- DATA SEGMENT
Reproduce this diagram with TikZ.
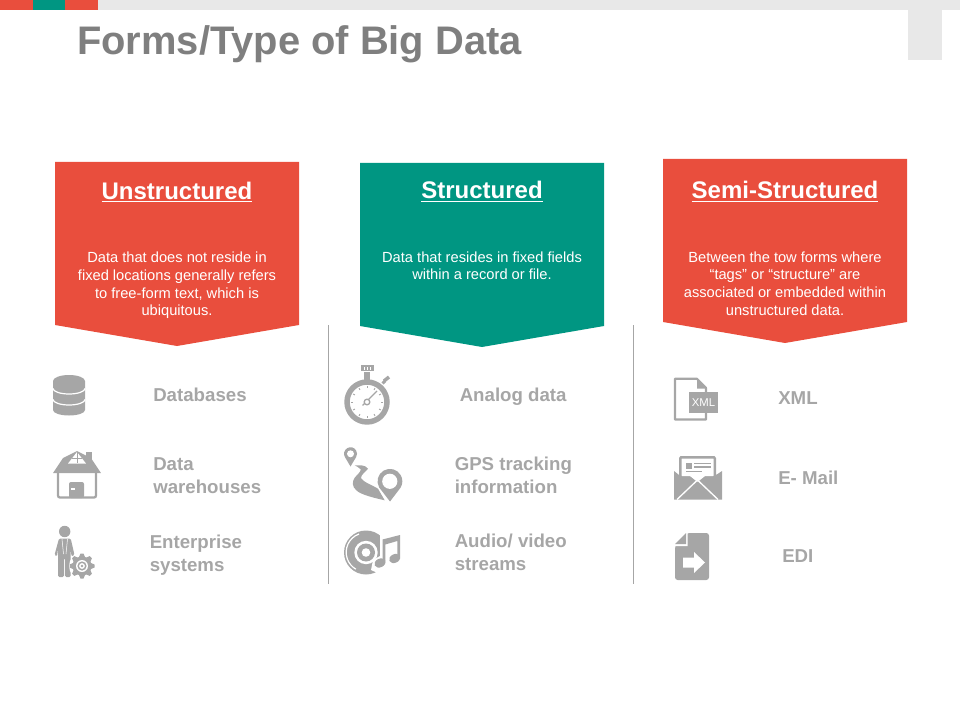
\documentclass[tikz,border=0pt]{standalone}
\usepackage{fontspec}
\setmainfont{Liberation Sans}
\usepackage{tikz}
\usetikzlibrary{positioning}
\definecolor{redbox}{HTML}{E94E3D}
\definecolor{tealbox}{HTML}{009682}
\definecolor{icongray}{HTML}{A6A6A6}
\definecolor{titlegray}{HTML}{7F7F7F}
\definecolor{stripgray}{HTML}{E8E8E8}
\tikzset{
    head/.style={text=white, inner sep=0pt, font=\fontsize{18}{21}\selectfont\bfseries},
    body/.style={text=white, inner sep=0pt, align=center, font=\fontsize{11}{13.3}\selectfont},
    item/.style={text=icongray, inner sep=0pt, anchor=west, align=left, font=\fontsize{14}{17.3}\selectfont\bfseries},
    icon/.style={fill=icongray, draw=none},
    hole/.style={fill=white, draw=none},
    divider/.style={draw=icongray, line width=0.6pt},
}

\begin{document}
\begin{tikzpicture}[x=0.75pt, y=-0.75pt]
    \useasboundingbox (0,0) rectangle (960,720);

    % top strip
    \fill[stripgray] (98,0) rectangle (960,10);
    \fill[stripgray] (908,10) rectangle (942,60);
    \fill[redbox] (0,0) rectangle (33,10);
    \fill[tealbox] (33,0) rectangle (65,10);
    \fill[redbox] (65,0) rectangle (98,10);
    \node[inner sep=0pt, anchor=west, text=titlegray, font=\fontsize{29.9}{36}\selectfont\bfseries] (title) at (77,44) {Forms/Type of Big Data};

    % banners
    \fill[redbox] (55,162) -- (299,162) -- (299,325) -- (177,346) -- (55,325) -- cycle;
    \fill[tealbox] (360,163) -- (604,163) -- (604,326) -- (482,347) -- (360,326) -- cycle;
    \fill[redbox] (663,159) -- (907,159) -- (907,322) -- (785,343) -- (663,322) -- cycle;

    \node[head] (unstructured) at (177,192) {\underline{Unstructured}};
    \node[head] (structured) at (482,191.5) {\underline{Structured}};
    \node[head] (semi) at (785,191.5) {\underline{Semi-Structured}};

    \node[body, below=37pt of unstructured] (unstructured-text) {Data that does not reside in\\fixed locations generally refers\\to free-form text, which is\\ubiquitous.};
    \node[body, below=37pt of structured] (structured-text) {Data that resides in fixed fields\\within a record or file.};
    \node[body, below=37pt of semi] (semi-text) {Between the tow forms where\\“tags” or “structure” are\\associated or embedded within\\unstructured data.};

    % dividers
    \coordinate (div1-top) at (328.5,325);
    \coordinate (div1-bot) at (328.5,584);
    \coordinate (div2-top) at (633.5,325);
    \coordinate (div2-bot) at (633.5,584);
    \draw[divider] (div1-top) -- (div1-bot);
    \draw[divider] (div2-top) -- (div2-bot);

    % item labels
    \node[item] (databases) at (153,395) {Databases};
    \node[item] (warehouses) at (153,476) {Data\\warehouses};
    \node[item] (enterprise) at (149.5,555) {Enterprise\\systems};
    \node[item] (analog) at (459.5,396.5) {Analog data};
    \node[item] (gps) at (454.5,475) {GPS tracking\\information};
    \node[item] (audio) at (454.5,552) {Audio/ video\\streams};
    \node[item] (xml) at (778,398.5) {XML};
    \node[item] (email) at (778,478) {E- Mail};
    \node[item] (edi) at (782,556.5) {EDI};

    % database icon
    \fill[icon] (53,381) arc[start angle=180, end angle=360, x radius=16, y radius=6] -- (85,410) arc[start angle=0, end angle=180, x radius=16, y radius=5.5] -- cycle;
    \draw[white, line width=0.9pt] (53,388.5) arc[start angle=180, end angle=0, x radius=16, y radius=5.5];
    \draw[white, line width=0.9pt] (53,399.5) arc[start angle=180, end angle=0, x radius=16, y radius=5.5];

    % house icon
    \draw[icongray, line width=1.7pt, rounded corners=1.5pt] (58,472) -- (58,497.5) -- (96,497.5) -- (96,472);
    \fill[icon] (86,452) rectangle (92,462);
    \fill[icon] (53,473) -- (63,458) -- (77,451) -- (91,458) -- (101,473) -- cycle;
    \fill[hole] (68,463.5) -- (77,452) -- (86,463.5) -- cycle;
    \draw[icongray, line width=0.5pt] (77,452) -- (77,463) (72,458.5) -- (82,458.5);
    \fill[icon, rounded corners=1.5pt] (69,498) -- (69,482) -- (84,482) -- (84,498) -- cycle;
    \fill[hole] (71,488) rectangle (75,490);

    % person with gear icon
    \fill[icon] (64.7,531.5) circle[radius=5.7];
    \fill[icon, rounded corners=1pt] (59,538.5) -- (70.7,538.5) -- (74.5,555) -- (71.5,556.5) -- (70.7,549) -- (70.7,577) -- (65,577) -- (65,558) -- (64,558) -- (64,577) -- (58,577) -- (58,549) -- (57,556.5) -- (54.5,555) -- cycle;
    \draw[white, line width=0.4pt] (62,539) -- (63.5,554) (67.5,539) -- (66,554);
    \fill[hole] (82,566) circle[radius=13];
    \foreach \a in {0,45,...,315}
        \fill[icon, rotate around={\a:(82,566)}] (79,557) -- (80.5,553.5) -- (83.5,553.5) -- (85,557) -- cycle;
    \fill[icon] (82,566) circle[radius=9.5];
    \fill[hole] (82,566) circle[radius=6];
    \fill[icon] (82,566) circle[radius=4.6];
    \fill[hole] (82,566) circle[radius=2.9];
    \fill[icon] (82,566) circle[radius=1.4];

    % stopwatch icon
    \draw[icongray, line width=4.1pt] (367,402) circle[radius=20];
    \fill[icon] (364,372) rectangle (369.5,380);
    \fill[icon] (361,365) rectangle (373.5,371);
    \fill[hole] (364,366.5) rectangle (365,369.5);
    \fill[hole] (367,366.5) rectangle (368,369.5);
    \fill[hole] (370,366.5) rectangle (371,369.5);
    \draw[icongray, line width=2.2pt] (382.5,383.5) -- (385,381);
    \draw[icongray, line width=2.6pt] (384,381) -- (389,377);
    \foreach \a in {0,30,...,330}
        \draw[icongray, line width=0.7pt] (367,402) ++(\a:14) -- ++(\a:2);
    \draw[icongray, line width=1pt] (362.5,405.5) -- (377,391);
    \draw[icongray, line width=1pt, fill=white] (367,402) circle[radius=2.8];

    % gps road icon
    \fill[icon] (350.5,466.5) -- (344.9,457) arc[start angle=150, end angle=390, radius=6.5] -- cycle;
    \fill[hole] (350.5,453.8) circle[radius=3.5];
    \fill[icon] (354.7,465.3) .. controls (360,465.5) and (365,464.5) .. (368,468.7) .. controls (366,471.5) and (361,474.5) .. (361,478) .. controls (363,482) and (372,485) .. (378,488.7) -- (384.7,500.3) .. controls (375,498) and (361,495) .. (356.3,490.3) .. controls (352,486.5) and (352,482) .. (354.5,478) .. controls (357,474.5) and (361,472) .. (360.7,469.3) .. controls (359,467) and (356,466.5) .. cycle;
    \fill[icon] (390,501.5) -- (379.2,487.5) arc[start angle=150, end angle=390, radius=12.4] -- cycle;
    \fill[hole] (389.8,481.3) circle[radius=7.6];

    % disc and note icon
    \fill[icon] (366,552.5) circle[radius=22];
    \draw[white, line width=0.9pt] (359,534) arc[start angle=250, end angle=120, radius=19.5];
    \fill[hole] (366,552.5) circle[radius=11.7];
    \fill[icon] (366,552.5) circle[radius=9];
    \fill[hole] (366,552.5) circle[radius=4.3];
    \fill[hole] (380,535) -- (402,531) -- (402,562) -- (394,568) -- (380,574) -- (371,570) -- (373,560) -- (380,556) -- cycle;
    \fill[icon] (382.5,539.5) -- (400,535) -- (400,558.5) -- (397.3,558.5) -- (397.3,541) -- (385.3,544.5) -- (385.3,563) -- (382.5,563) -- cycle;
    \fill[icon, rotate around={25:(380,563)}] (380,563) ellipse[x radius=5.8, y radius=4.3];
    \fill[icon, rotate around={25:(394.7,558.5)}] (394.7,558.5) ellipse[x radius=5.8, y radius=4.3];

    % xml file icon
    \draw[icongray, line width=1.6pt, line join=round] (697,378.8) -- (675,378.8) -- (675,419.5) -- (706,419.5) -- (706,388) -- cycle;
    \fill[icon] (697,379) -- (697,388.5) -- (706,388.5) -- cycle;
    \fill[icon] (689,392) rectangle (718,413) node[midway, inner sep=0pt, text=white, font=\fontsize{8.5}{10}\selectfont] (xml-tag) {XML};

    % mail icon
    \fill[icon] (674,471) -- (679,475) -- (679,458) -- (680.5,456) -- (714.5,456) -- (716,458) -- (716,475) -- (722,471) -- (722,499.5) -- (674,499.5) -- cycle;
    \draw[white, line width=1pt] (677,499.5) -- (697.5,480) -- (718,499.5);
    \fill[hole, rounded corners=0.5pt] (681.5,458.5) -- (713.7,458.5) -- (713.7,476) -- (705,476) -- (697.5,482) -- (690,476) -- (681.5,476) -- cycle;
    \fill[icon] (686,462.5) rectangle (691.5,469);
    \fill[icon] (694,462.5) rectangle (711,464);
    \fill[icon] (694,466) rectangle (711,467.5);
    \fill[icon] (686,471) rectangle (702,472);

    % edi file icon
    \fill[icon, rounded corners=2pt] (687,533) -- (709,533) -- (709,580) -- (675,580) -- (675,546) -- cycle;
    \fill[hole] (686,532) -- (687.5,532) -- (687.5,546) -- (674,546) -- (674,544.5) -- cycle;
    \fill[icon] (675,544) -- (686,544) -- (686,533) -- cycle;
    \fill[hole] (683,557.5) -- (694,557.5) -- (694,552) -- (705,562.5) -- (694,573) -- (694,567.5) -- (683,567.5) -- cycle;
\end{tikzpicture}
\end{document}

- TASK BRIEF
Leave out the pictures and repeat exactly the lines from the start of the material through the line that contains "(semi) at (785,191.5)", both included.

- REPLY
Reproduce this diagram with TikZ.
\documentclass[tikz,border=0pt]{standalone}
\usepackage{fontspec}
\setmainfont{Liberation Sans}
\usepackage{tikz}
\usetikzlibrary{positioning}
\definecolor{redbox}{HTML}{E94E3D}
\definecolor{tealbox}{HTML}{009682}
\definecolor{icongray}{HTML}{A6A6A6}
\definecolor{titlegray}{HTML}{7F7F7F}
\definecolor{stripgray}{HTML}{E8E8E8}
\tikzset{
    head/.style={text=white, inner sep=0pt, font=\fontsize{18}{21}\selectfont\bfseries},
    body/.style={text=white, inner sep=0pt, align=center, font=\fontsize{11}{13.3}\selectfont},
    item/.style={text=icongray, inner sep=0pt, anchor=west, align=left, font=\fontsize{14}{17.3}\selectfont\bfseries},
    icon/.style={fill=icongray, draw=none},
    hole/.style={fill=white, draw=none},
    divider/.style={draw=icongray, line width=0.6pt},
}

\begin{document}
\begin{tikzpicture}[x=0.75pt, y=-0.75pt]
    \useasboundingbox (0,0) rectangle (960,720);

    % top strip
    \fill[stripgray] (98,0) rectangle (960,10);
    \fill[stripgray] (908,10) rectangle (942,60);
    \fill[redbox] (0,0) rectangle (33,10);
    \fill[tealbox] (33,0) rectangle (65,10);
    \fill[redbox] (65,0) rectangle (98,10);
    \node[inner sep=0pt, anchor=west, text=titlegray, font=\fontsize{29.9}{36}\selectfont\bfseries] (title) at (77,44) {Forms/Type of Big Data};

    % banners
    \fill[redbox] (55,162) -- (299,162) -- (299,325) -- (177,346) -- (55,325) -- cycle;
    \fill[tealbox] (360,163) -- (604,163) -- (604,326) -- (482,347) -- (360,326) -- cycle;
    \fill[redbox] (663,159) -- (907,159) -- (907,322) -- (785,343) -- (663,322) -- cycle;

    \node[head] (unstructured) at (177,192) {\underline{Unstructured}};
    \node[head] (structured) at (482,191.5) {\underline{Structured}};
    \node[head] (semi) at (785,191.5) {\underline{Semi-Structured}};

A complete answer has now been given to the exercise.